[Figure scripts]
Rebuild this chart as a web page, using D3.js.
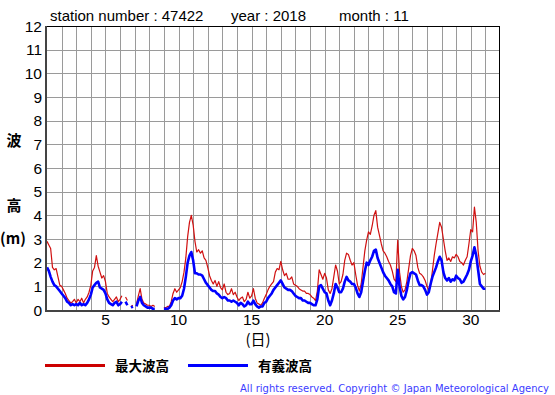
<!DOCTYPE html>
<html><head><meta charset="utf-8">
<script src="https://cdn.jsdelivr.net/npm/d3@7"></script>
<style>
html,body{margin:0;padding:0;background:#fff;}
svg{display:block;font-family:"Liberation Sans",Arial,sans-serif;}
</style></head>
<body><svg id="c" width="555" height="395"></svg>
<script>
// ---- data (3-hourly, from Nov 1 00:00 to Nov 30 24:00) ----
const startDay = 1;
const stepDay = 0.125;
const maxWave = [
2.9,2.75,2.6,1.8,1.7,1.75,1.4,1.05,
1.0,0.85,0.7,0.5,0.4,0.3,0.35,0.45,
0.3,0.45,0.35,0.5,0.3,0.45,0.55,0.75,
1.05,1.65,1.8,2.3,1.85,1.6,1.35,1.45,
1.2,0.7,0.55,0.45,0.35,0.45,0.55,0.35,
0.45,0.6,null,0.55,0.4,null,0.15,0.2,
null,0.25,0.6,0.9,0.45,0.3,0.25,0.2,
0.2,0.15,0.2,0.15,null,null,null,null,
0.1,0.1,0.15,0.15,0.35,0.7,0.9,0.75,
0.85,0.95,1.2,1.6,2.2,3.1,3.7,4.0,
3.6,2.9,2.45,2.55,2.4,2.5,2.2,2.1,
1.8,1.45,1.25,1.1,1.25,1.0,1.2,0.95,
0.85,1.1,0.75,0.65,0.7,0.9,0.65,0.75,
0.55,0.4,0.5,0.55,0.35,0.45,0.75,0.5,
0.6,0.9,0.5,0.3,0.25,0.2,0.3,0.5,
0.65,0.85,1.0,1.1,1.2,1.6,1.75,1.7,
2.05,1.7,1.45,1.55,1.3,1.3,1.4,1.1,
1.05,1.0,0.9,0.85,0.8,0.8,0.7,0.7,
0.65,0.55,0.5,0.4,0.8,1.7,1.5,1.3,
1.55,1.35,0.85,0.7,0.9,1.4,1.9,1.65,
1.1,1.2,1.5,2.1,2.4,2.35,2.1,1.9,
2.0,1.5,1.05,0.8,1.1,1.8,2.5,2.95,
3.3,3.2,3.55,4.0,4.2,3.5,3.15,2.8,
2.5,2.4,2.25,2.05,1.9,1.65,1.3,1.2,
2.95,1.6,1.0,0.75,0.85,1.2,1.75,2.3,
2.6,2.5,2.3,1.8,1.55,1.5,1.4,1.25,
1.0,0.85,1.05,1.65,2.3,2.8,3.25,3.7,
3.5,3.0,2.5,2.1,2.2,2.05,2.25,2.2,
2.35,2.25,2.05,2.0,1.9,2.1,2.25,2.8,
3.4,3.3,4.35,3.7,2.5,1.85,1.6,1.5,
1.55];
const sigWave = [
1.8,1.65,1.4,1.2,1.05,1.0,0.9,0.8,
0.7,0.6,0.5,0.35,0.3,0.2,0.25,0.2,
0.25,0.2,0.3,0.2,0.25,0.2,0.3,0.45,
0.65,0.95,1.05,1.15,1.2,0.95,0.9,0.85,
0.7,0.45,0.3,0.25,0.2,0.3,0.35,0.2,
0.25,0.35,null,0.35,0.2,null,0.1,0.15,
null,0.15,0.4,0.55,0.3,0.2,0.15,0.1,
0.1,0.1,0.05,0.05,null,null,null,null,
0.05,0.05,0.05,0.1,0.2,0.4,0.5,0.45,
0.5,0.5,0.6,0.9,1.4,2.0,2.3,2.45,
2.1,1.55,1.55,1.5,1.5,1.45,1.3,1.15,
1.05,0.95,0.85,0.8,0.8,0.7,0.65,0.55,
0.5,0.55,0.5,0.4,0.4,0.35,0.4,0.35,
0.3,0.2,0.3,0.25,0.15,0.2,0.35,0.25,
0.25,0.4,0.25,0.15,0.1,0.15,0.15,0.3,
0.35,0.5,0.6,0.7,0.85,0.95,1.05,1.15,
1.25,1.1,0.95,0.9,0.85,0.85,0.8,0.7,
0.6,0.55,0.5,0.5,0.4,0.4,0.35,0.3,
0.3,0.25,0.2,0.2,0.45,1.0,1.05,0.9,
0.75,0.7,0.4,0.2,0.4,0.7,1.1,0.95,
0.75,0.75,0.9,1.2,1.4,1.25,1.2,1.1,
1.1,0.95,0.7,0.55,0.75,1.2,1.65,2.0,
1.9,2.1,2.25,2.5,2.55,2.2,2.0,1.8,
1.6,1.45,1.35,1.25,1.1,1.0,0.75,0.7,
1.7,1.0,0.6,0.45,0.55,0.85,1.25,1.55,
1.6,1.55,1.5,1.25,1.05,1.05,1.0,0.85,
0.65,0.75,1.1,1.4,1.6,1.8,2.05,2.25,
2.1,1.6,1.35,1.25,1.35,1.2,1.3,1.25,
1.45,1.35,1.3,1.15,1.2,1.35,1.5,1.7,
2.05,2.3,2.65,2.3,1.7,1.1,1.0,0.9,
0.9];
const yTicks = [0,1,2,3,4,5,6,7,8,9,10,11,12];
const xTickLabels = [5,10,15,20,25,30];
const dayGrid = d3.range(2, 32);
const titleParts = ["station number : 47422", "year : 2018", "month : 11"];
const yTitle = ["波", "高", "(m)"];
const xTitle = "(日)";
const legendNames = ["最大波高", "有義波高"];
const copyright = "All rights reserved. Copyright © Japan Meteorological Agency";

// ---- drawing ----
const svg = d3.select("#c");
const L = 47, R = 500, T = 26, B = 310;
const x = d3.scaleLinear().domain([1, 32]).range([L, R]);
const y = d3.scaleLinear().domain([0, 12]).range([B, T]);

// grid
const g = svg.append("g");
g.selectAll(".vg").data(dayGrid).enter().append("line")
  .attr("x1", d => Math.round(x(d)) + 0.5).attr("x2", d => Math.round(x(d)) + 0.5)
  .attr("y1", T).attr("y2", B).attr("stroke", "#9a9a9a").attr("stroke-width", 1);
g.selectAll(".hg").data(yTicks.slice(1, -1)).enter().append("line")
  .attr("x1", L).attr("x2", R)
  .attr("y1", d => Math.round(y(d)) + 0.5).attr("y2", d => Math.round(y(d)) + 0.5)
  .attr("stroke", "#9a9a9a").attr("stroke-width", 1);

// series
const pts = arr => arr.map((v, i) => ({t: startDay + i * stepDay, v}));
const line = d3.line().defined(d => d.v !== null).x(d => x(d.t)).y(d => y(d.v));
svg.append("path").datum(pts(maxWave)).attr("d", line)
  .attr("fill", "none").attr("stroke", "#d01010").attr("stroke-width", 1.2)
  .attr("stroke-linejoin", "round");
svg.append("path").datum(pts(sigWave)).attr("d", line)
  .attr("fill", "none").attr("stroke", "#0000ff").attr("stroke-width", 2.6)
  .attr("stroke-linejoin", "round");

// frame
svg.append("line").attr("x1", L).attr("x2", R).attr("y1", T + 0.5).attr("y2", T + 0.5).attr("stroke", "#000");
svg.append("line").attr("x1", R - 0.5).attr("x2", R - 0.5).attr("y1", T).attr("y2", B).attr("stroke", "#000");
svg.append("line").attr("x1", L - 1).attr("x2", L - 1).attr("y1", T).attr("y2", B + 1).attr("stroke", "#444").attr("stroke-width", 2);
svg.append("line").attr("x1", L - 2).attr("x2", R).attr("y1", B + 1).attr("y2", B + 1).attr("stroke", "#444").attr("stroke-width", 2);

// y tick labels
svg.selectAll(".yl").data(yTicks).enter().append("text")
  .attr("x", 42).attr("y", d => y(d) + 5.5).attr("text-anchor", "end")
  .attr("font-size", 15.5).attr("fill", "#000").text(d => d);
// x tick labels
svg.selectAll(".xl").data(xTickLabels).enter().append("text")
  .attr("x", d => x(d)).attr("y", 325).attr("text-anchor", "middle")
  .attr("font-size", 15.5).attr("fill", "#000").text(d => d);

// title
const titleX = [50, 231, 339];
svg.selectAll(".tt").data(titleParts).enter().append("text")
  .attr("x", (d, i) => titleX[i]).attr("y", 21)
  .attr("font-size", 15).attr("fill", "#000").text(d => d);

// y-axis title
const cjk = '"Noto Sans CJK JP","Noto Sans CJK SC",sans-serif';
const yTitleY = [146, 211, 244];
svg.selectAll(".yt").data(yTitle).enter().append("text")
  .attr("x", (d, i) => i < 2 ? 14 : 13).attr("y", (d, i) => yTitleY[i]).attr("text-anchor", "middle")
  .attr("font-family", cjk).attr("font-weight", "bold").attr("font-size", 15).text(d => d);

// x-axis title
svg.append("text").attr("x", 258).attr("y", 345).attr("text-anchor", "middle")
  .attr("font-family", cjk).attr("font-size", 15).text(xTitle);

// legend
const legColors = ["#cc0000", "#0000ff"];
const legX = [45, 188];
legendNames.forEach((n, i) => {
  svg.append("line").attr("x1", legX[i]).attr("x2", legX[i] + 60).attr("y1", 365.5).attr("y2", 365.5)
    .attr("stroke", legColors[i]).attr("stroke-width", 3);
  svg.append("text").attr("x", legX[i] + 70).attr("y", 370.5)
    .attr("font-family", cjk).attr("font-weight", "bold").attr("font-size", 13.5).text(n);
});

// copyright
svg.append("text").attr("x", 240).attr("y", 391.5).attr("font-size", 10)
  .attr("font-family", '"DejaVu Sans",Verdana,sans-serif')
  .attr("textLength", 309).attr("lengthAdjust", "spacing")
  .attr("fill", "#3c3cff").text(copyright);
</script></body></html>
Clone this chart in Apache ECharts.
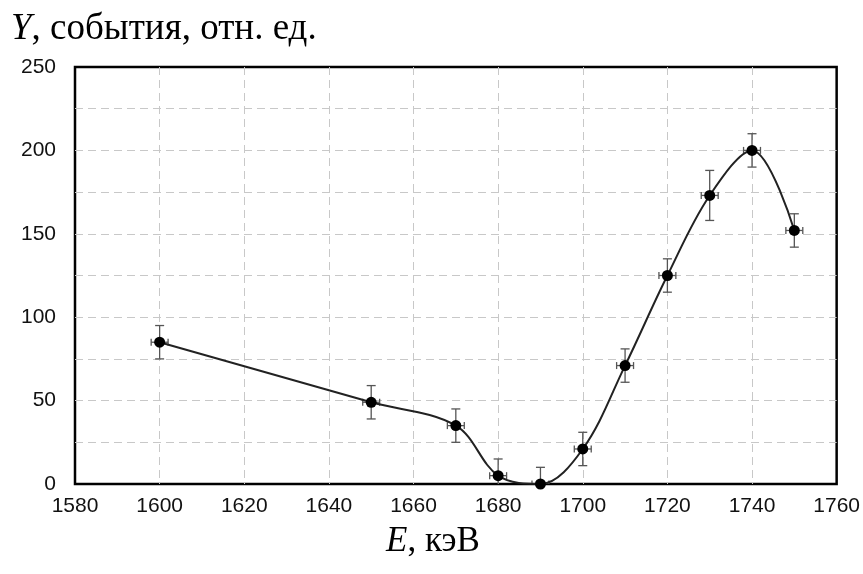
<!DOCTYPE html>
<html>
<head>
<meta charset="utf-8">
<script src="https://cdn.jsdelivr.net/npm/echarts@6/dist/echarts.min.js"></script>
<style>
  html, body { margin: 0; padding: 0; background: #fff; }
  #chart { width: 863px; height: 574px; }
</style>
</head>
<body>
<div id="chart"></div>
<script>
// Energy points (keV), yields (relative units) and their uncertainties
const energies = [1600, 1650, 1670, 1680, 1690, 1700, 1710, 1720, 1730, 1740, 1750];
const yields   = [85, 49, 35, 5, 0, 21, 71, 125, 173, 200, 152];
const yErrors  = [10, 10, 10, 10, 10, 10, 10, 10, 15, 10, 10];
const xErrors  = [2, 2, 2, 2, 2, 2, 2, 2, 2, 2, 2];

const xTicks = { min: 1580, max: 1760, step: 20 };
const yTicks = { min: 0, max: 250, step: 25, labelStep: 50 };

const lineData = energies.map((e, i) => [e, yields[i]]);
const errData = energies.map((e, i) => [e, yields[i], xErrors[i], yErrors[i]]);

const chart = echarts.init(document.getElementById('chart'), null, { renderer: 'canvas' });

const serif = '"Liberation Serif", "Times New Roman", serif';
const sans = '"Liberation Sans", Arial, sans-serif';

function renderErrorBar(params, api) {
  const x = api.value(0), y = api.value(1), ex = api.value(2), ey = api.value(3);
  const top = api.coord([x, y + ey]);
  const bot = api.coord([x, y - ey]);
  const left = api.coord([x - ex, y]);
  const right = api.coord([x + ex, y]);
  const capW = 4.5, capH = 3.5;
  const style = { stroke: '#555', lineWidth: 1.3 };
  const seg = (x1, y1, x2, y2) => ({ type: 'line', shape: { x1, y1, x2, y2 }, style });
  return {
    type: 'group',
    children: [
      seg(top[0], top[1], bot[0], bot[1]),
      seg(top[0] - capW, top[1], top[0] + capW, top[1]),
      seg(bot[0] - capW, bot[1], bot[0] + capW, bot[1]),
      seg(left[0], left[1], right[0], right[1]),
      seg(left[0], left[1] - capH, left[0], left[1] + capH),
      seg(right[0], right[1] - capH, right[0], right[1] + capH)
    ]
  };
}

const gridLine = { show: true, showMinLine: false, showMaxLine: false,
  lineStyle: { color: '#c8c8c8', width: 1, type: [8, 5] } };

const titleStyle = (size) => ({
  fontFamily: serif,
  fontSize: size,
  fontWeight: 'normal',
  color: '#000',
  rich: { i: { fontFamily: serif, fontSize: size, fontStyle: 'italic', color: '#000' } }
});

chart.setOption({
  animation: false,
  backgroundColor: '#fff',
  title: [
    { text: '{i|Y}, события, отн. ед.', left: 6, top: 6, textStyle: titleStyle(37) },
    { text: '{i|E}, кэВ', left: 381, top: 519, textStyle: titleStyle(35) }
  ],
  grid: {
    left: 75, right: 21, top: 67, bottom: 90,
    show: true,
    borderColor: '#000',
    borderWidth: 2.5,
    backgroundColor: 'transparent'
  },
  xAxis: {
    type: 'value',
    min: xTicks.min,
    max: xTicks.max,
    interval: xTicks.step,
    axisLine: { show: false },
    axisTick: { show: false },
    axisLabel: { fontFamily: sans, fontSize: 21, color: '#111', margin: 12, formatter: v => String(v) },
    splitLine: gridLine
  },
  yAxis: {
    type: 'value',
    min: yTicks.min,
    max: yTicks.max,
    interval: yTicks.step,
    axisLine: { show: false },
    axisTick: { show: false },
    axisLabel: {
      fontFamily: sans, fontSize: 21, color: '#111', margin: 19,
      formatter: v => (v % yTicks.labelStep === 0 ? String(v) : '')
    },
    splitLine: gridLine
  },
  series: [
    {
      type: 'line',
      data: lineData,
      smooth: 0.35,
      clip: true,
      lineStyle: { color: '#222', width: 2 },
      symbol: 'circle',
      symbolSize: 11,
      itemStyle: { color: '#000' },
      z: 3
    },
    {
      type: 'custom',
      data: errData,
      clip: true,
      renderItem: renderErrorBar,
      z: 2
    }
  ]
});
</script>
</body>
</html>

### Given task:
Look over the material above and show each line where "this" appears.

### The output:
Rebuild this chart as a web page, using D3.js.
Clone this chart in Apache ECharts.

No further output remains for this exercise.